> _Task directions_:
Transcribe the whole listing below without changing a word, but leave out every image.

Recorded information start

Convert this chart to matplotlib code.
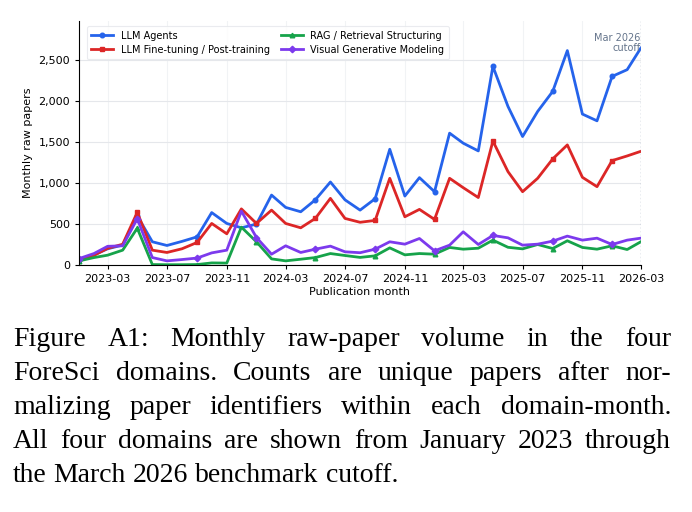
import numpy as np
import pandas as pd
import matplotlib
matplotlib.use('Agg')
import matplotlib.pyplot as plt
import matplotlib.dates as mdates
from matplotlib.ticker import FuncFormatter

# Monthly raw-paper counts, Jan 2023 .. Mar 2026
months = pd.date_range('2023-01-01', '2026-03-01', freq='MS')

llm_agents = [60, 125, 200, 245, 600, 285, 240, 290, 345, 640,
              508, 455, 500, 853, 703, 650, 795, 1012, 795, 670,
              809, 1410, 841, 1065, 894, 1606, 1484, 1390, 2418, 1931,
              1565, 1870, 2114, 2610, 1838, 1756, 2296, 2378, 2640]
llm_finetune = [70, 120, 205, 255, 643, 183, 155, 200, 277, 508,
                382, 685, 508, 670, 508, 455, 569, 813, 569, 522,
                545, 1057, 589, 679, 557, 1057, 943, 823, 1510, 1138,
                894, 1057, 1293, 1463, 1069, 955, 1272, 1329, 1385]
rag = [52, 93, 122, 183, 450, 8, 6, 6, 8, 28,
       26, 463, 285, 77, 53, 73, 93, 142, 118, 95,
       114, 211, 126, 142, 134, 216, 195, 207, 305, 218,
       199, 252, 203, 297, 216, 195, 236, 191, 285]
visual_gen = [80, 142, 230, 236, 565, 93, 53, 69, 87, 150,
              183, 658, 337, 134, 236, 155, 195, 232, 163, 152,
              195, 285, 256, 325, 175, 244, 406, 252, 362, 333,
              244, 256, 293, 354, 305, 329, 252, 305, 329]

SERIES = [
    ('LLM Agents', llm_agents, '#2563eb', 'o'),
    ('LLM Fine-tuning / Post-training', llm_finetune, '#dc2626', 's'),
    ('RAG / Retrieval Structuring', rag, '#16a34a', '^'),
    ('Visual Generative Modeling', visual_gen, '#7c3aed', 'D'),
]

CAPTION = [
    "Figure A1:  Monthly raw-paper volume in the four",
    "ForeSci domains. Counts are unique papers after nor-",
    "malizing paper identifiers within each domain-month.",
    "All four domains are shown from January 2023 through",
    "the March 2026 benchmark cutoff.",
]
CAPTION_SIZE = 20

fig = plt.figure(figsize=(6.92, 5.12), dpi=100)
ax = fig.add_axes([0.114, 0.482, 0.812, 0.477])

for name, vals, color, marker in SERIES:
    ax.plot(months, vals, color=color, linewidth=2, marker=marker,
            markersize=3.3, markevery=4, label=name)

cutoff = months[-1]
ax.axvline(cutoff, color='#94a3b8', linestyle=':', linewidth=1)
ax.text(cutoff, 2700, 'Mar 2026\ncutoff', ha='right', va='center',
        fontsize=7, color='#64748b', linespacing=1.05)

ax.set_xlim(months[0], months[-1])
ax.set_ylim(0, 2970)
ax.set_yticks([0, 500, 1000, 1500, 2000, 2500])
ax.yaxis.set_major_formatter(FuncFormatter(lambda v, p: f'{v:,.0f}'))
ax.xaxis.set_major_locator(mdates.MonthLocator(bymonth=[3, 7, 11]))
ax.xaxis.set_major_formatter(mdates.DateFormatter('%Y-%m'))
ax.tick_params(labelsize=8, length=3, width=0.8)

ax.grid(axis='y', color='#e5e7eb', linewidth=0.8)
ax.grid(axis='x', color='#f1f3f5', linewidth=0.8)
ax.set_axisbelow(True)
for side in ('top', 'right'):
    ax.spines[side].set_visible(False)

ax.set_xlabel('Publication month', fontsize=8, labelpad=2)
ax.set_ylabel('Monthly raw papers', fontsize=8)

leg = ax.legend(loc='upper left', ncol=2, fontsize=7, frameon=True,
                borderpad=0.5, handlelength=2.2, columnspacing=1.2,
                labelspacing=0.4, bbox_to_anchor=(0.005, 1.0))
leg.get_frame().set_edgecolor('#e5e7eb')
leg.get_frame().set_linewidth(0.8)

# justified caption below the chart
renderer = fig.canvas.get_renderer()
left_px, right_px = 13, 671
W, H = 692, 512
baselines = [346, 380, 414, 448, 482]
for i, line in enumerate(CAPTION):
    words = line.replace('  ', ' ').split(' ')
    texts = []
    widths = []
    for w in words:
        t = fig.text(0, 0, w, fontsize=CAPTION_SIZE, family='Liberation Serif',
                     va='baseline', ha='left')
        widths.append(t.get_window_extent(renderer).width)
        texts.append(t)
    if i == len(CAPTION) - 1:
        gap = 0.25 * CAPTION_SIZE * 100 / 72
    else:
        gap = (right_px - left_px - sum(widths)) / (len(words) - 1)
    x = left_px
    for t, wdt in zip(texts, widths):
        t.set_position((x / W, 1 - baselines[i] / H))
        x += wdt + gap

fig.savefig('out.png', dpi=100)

Recorded information end

> _Complete output_:
Convert this chart to matplotlib code.
import numpy as np
import pandas as pd
import matplotlib
matplotlib.use('Agg')
import matplotlib.pyplot as plt
import matplotlib.dates as mdates
from matplotlib.ticker import FuncFormatter

# Monthly raw-paper counts, Jan 2023 .. Mar 2026
months = pd.date_range('2023-01-01', '2026-03-01', freq='MS')

llm_agents = [60, 125, 200, 245, 600, 285, 240, 290, 345, 640,
              508, 455, 500, 853, 703, 650, 795, 1012, 795, 670,
              809, 1410, 841, 1065, 894, 1606, 1484, 1390, 2418, 1931,
              1565, 1870, 2114, 2610, 1838, 1756, 2296, 2378, 2640]
llm_finetune = [70, 120, 205, 255, 643, 183, 155, 200, 277, 508,
                382, 685, 508, 670, 508, 455, 569, 813, 569, 522,
                545, 1057, 589, 679, 557, 1057, 943, 823, 1510, 1138,
                894, 1057, 1293, 1463, 1069, 955, 1272, 1329, 1385]
rag = [52, 93, 122, 183, 450, 8, 6, 6, 8, 28,
       26, 463, 285, 77, 53, 73, 93, 142, 118, 95,
       114, 211, 126, 142, 134, 216, 195, 207, 305, 218,
       199, 252, 203, 297, 216, 195, 236, 191, 285]
visual_gen = [80, 142, 230, 236, 565, 93, 53, 69, 87, 150,
              183, 658, 337, 134, 236, 155, 195, 232, 163, 152,
              195, 285, 256, 325, 175, 244, 406, 252, 362, 333,
              244, 256, 293, 354, 305, 329, 252, 305, 329]

SERIES = [
    ('LLM Agents', llm_agents, '#2563eb', 'o'),
    ('LLM Fine-tuning / Post-training', llm_finetune, '#dc2626', 's'),
    ('RAG / Retrieval Structuring', rag, '#16a34a', '^'),
    ('Visual Generative Modeling', visual_gen, '#7c3aed', 'D'),
]

CAPTION = [
    "Figure A1:  Monthly raw-paper volume in the four",
    "ForeSci domains. Counts are unique papers after nor-",
    "malizing paper identifiers within each domain-month.",
    "All four domains are shown from January 2023 through",
    "the March 2026 benchmark cutoff.",
]
CAPTION_SIZE = 20

fig = plt.figure(figsize=(6.92, 5.12), dpi=100)
ax = fig.add_axes([0.114, 0.482, 0.812, 0.477])

for name, vals, color, marker in SERIES:
    ax.plot(months, vals, color=color, linewidth=2, marker=marker,
            markersize=3.3, markevery=4, label=name)

cutoff = months[-1]
ax.axvline(cutoff, color='#94a3b8', linestyle=':', linewidth=1)
ax.text(cutoff, 2700, 'Mar 2026\ncutoff', ha='right', va='center',
        fontsize=7, color='#64748b', linespacing=1.05)

ax.set_xlim(months[0], months[-1])
ax.set_ylim(0, 2970)
ax.set_yticks([0, 500, 1000, 1500, 2000, 2500])
ax.yaxis.set_major_formatter(FuncFormatter(lambda v, p: f'{v:,.0f}'))
ax.xaxis.set_major_locator(mdates.MonthLocator(bymonth=[3, 7, 11]))
ax.xaxis.set_major_formatter(mdates.DateFormatter('%Y-%m'))
ax.tick_params(labelsize=8, length=3, width=0.8)

ax.grid(axis='y', color='#e5e7eb', linewidth=0.8)
ax.grid(axis='x', color='#f1f3f5', linewidth=0.8)
ax.set_axisbelow(True)
for side in ('top', 'right'):
    ax.spines[side].set_visible(False)

ax.set_xlabel('Publication month', fontsize=8, labelpad=2)
ax.set_ylabel('Monthly raw papers', fontsize=8)

leg = ax.legend(loc='upper left', ncol=2, fontsize=7, frameon=True,
                borderpad=0.5, handlelength=2.2, columnspacing=1.2,
                labelspacing=0.4, bbox_to_anchor=(0.005, 1.0))
leg.get_frame().set_edgecolor('#e5e7eb')
leg.get_frame().set_linewidth(0.8)

# justified caption below the chart
renderer = fig.canvas.get_renderer()
left_px, right_px = 13, 671
W, H = 692, 512
baselines = [346, 380, 414, 448, 482]
for i, line in enumerate(CAPTION):
    words = line.replace('  ', ' ').split(' ')
    texts = []
    widths = []
    for w in words:
        t = fig.text(0, 0, w, fontsize=CAPTION_SIZE, family='Liberation Serif',
                     va='baseline', ha='left')
        widths.append(t.get_window_extent(renderer).width)
        texts.append(t)
    if i == len(CAPTION) - 1:
        gap = 0.25 * CAPTION_SIZE * 100 / 72
    else:
        gap = (right_px - left_px - sum(widths)) / (len(words) - 1)
    x = left_px
    for t, wdt in zip(texts, widths):
        t.set_position((x / W, 1 - baselines[i] / H))
        x += wdt + gap

fig.savefig('out.png', dpi=100)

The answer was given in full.